▶ EXERCISE OBJECTIVE
Write each line of the material exactly as given, from the top through the line that contains "plt.rcParams['font.family'] = ['DejaVu Sans']", and omit all pictures.

▶ SUPPLIED MATERIAL
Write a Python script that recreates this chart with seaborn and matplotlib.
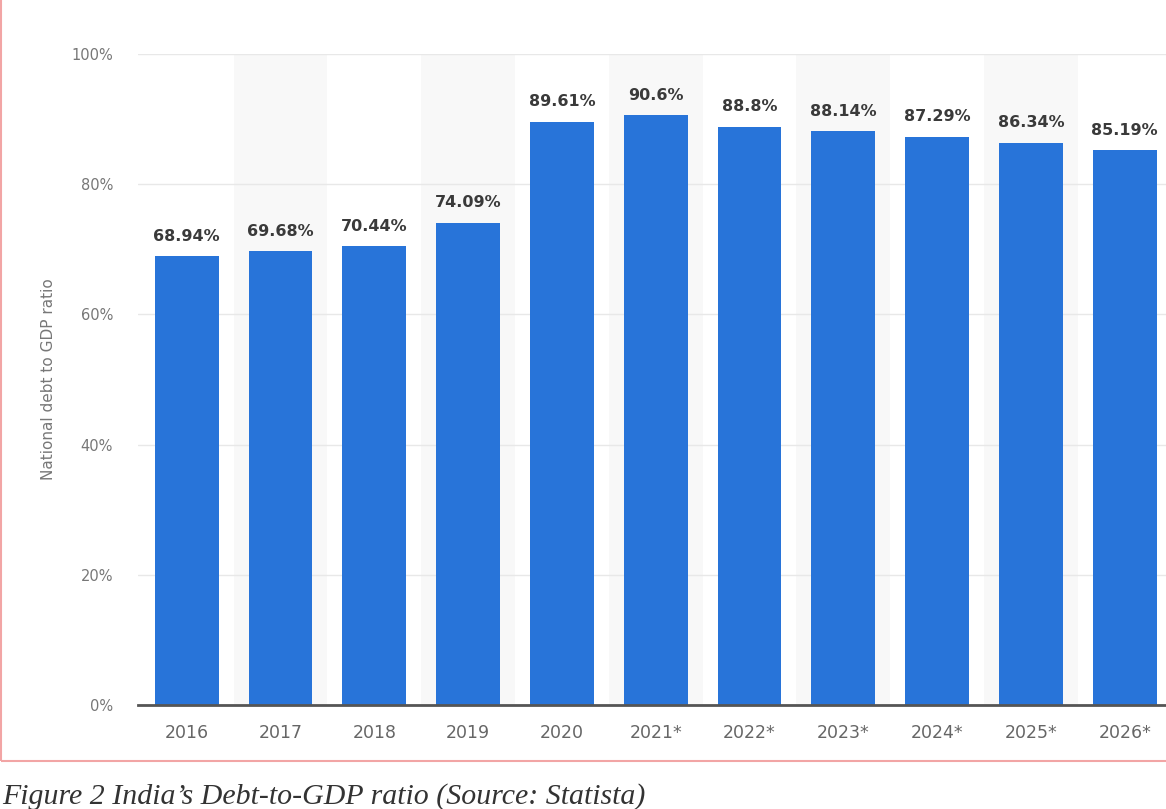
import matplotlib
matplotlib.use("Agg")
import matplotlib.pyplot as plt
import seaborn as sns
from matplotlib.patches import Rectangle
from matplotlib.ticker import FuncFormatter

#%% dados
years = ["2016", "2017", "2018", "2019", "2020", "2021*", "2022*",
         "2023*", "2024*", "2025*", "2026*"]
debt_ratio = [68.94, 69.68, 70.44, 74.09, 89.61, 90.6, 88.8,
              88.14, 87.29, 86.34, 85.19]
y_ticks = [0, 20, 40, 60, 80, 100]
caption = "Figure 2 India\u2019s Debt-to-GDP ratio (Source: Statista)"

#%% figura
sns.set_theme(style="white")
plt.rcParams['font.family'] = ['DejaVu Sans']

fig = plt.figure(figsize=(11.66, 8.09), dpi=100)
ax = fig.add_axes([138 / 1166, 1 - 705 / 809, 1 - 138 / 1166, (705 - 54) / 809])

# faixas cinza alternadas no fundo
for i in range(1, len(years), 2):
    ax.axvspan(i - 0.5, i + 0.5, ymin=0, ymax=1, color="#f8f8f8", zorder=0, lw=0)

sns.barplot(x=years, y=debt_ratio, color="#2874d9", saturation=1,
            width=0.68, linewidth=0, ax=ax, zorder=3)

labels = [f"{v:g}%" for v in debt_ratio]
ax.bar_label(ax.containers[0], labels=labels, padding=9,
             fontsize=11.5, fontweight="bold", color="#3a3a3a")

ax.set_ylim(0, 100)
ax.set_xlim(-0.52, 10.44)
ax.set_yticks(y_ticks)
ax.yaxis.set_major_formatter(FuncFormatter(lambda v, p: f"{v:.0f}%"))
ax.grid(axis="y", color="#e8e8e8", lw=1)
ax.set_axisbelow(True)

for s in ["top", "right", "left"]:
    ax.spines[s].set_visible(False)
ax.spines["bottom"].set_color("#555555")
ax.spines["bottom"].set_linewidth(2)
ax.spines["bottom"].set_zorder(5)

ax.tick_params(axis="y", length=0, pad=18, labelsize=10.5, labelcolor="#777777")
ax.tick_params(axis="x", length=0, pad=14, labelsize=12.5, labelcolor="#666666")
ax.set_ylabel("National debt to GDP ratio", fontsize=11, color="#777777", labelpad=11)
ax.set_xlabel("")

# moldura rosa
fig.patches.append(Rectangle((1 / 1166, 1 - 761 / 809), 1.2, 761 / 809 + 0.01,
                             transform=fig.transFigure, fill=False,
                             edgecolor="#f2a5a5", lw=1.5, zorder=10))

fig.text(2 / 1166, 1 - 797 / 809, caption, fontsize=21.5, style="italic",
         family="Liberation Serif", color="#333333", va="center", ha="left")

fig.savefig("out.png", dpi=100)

▶ REPLY
Write a Python script that recreates this chart with seaborn and matplotlib.
import matplotlib
matplotlib.use("Agg")
import matplotlib.pyplot as plt
import seaborn as sns
from matplotlib.patches import Rectangle
from matplotlib.ticker import FuncFormatter

#%% dados
years = ["2016", "2017", "2018", "2019", "2020", "2021*", "2022*",
         "2023*", "2024*", "2025*", "2026*"]
debt_ratio = [68.94, 69.68, 70.44, 74.09, 89.61, 90.6, 88.8,
              88.14, 87.29, 86.34, 85.19]
y_ticks = [0, 20, 40, 60, 80, 100]
caption = "Figure 2 India\u2019s Debt-to-GDP ratio (Source: Statista)"

#%% figura
sns.set_theme(style="white")
plt.rcParams['font.family'] = ['DejaVu Sans']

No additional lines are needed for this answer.